8 pounds of Chuck, seasoned with dry rub, just went into the smoker.
I use an electric pellet smoker. It's what I have so its what I use. I know some purists demand firewood smokers. I'll stick with the convenience of my wood pellets and electric auger feed to control the temperature and smoke levels.
Today will yield Chuck Burnt Ends.
It's more traditional to make "Burnt Ends" out of brisket but we found a recipe for using Chuck and actually like it better than Brisket cut burnt ends. Its also a lot easier for me to find Chuck Roast at a good price ($2.99/pound) than it is to even get packer cut brisket, which for some reason, is hard to find in my area.
Been using this recipe with great success, but I use whatever dry rubs and sauces I feel like using. LINK =>
https://www.smoking-meat.com/june-23-2016-smoked-chuck-roast-burnt-ends
The one thing we found by trial and error is that the final sauce works best if it is a MEMPHIS style sauce that is sweet and a little tangy. A HAWAIIAN sweet/pineapple sauce works well too, but MEMPHIS style sauces have become our favorite.
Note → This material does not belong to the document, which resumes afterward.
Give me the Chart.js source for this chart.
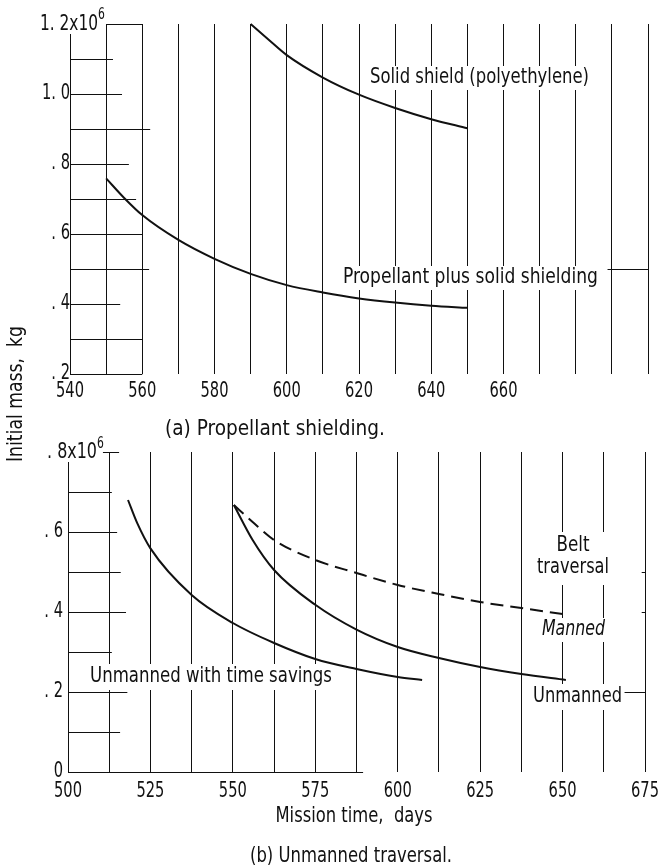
<!DOCTYPE html>
<html>
<head>
<meta charset="utf-8">
<title>Initial mass vs mission time</title>
<script src="https://cdn.jsdelivr.net/npm/chart.js@4.4.1/dist/chart.umd.min.js"></script>
<style>
    html, body { margin: 0; padding: 0; background: #fff; }
    #page { position: relative; width: 661px; height: 867px; overflow: hidden; background: #fff; }
    #chartA { position: absolute; left: 0; top: 0; }
    #chartB { position: absolute; left: 0; top: 420px; }
</style>
</head>
<body>
<div id="page">
    <canvas id="chartA" width="661" height="480"></canvas>
    <canvas id="chartB" width="661" height="447"></canvas>
</div>
<script>
// (a) Propellant shielding -- mass in units of 10^6 kg
const daysSolidShield = [590, 595, 600, 610, 620, 630, 640, 650];
const massSolidShield = [1.2, 1.155, 1.111, 1.047, 0.998, 0.96, 0.928, 0.902];
const daysPropellant = [550, 555, 560, 570, 580, 590, 600, 610, 620, 630, 640, 650];
const massPropellant = [0.759, 0.703, 0.654, 0.583, 0.529, 0.486, 0.454, 0.433, 0.416, 0.404, 0.395, 0.389];
const dayLabelsA = [540, 560, 580, 600, 620, 640, 660];
const massLabelsA = [0.2, 0.4, 0.6, 0.8, 1.0];

// (b) Unmanned traversal
const daysTimeSavings = [518.2, 521, 525, 537.5, 550, 562.5, 575, 587.5, 600, 607.4];
const massTimeSavings = [0.68, 0.622, 0.559, 0.4425, 0.3725, 0.3225, 0.2825, 0.2575, 0.2375, 0.23];
const daysUnmanned = [550.3, 556, 562.5, 575, 587.5, 600, 612.5, 625, 637.5, 651];
const massUnmanned = [0.6675, 0.58, 0.505, 0.418, 0.356, 0.3125, 0.285, 0.2625, 0.245, 0.23];
const daysManned = [550.3, 556, 562.5, 575, 587.5, 600, 612.5, 625, 637.5, 650];
const massManned = [0.6675, 0.625, 0.58, 0.53, 0.4975, 0.4675, 0.445, 0.425, 0.41, 0.395];
const dayLabelsB = [500, 525, 550, 575, 600, 625, 650, 675];
const massLabelsB = [0, 0.2, 0.4, 0.6];

const FONT = "'Liberation Sans Narrow', 'DejaVu Sans Condensed', 'Arial Narrow', sans-serif";
const INK = '#111';
const SIZE = 21;
const B_TOP = 420; // page offset of the lower canvas

function fmtMass(v) {
    const r = Math.round(v * 10);
    if (r === 0) return '0';
    if (r >= 10) return Math.floor(r / 10) + '. ' + (r % 10);
    return '. ' + r;
}

function curve(name, xs, ys, dash) {
    return {
        label: name,
        data: xs.map((x, i) => ({ x: x, y: ys[i] })),
        borderColor: INK,
        borderWidth: 2,
        borderDash: dash || [],
        pointRadius: 0,
        fill: false,
        clip: 4,
        cubicInterpolationMode: 'monotone'
    };
}

// text squeezed horizontally (to a width, or by a factor); optional white box hides the grid behind it
function label(ctx, text, x, y, o) {
    o = o || {};
    ctx.save();
    ctx.font = (o.italic ? 'italic ' : '') + (o.size || SIZE) + 'px ' + FONT;
    ctx.textBaseline = 'middle';
    ctx.textAlign = 'left';
    const w = ctx.measureText(text).width;
    const sx = o.width ? o.width / w : (o.sx || 1);
    const dw = w * sx;
    let left = x;
    if (o.align === 'center') left = x - dw / 2;
    else if (o.align === 'right') left = x - dw;
    if (o.knockout) {
        ctx.fillStyle = '#fff';
        ctx.fillRect(left - 2, y - o.knockout, dw + 4, o.knockout * 2);
    }
    ctx.translate(left, y);
    ctx.scale(sx, 1);
    ctx.fillStyle = INK;
    ctx.fillText(text, 0, 0);
    ctx.restore();
}

// squeeze factor that makes three digits about 28px wide
function digitSqueeze(ctx) {
    ctx.save();
    ctx.font = SIZE + 'px ' + FONT;
    const w = ctx.measureText('000').width;
    ctx.restore();
    return 28 / w;
}

function tickLabels(chart, xLabels, yLabels, xGap, yGap) {
    const ctx = chart.ctx, sx = chart.scales.x, sy = chart.scales.y;
    const k = digitSqueeze(ctx);
    const a = chart.chartArea;
    xLabels.forEach(v => label(ctx, String(v), sx.getPixelForValue(v), a.bottom + xGap, { align: 'center', sx: k }));
    yLabels.forEach(v => label(ctx, fmtMass(v), a.left - yGap, sy.getPixelForValue(v), { align: 'right', sx: k }));
}

// short horizontal rules of the graph paper, in data units
function stubs(chart, list) {
    const ctx = chart.ctx, sx = chart.scales.x, sy = chart.scales.y;
    ctx.save();
    ctx.strokeStyle = INK;
    ctx.lineWidth = 1;
    list.forEach(s => {
        const py = Math.round(sy.getPixelForValue(s[0])) + 0.5;
        ctx.beginPath();
        ctx.moveTo(sx.getPixelForValue(s[1]), py);
        ctx.lineTo(sx.getPixelForValue(s[2]), py);
        ctx.stroke();
    });
    ctx.restore();
}

function axes(xMin, xMax, xStep, yMin, yMax, yWidth) {
    return {
        x: {
            type: 'linear', min: xMin, max: xMax,
            border: { display: false },
            grid: { display: true, color: INK, lineWidth: 1, drawTicks: false },
            ticks: { display: false, stepSize: xStep, autoSkip: false },
            afterFit: s => { s.height = 30; }
        },
        y: {
            type: 'linear', min: yMin, max: yMax,
            border: { display: false },
            grid: { display: false, drawTicks: false },
            ticks: { display: false },
            afterFit: s => { s.width = yWidth; }
        }
    };
}

const common = {
    responsive: false,
    devicePixelRatio: 1,
    animation: false,
    plugins: { legend: { display: false }, tooltip: { enabled: false } }
};

// Panel (a)
new Chart(document.getElementById('chartA'), {
    type: 'line',
    data: {
        datasets: [
            curve('Solid shield (polyethylene)', daysSolidShield, massSolidShield),
            curve('Propellant plus solid shielding', daysPropellant, massPropellant)
        ]
    },
    options: Object.assign({}, common, {
        layout: { padding: { left: 0, right: 13, top: 24, bottom: 76 } },
        scales: axes(540, 700, 10, 0.2, 1.2, 70)
    }),
    plugins: [{
        id: 'panelA',
        beforeDatasetsDraw(chart) {
            const ctx = chart.ctx;
            tickLabels(chart, dayLabelsA, massLabelsA, 18, 0);

            label(ctx, '1. 2x10', 98, 25, { align: 'right', width: 58, knockout: 9 });
            label(ctx, '6', 98, 15, { size: 15, sx: 0.8 });

            label(ctx, 'Solid shield (polyethylene)', 370, 78, { width: 219, knockout: 12 });
            label(ctx, 'Propellant plus solid shielding', 343, 278, { width: 255, knockout: 12 });
            label(ctx, '(a) Propellant shielding.', 275, 430, { align: 'center', width: 220 });

            ctx.save();
            ctx.translate(17, 394);
            ctx.rotate(-Math.PI / 2);
            label(ctx, 'Initial mass,  kg', 0, 0, { align: 'center', width: 136 });
            ctx.restore();

            stubs(chart, [
                [1.2, 550, 560], [1.1, 540, 551.9], [1.0, 540, 554.4], [0.9, 540, 562.2],
                [0.8, 540, 556.3], [0.7, 540, 558.3], [0.6, 540, 560.2], [0.5, 540, 561.9],
                [0.4, 540, 553.9], [0.3, 540, 560], [0.2, 540, 560], [0.5, 688.8, 700]
            ]);
        }
    }]
});

// Panel (b)
new Chart(document.getElementById('chartB'), {
    type: 'line',
    data: {
        datasets: [
            curve('Unmanned with time savings', daysTimeSavings, massTimeSavings),
            curve('Unmanned', daysUnmanned, massUnmanned),
            curve('Manned', daysManned, massManned, [13, 7])
        ]
    },
    options: Object.assign({}, common, {
        layout: { padding: { left: 0, right: 16, top: 452 - B_TOP, bottom: 447 - (772 - B_TOP) - 30 } },
        scales: axes(500, 675, 12.5, 0, 0.8, 68)
    }),
    plugins: [{
        id: 'panelB',
        beforeDatasetsDraw(chart) {
            const ctx = chart.ctx;
            const py = y => y - B_TOP;
            tickLabels(chart, dayLabelsB, massLabelsB, 20, 5);

            label(ctx, '. 8x10', 97, py(453), { align: 'right', width: 50, knockout: 9 });
            label(ctx, '6', 97, py(444), { size: 15, sx: 0.8 });

            label(ctx, 'Unmanned with time savings', 90, py(677), { width: 242, knockout: 13 });

            ctx.save();
            ctx.fillStyle = '#fff';
            ctx.fillRect(535, py(532), 76, 53);
            ctx.restore();
            label(ctx, 'Belt', 573, py(546), { align: 'center', width: 33 });
            label(ctx, 'traversal', 537, py(568), { width: 72 });
            label(ctx, 'Manned', 542, py(630), { width: 63, italic: true, knockout: 12 });
            label(ctx, 'Unmanned', 533, py(697), { width: 89, knockout: 13 });

            label(ctx, 'Mission time,  days', 354, py(817), { align: 'center', width: 157 });
            label(ctx, '(b) Unmanned traversal.', 351, py(857), { align: 'center', width: 202 });

            stubs(chart, [
                [0.8, 510.6, 515.5], [0.7, 500, 513.3], [0.6, 500, 514.9], [0.5, 500, 516],
                [0.4, 500, 517.6], [0.3, 500, 513.3], [0.2, 500, 518], [0.1, 500, 515.8],
                [0, 500, 589.5], [0.2, 668.8, 675], [0.5, 674, 675], [0.4, 674, 675]
            ]);
        }
    }]
});
</script>
</body>
</html>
So for dinner tonight we will be having some meat candy.
AND that is not all . . .
A bit later today I'll be throwing some of the ribs from a Prime Rib cut into the smoker. NOT the Prime Rib itself. Just the trimmed bone slabs. Those don't take as long to cook, they will just get a savory dry rub. Probably no part of the cow is better to smoke and eat than the slabs of prime rib bones.
Very non-traditional, but damn. And I mean but DAMN.
They can be roasted in the oven on low temps too, it doesn't give the smoke flavor.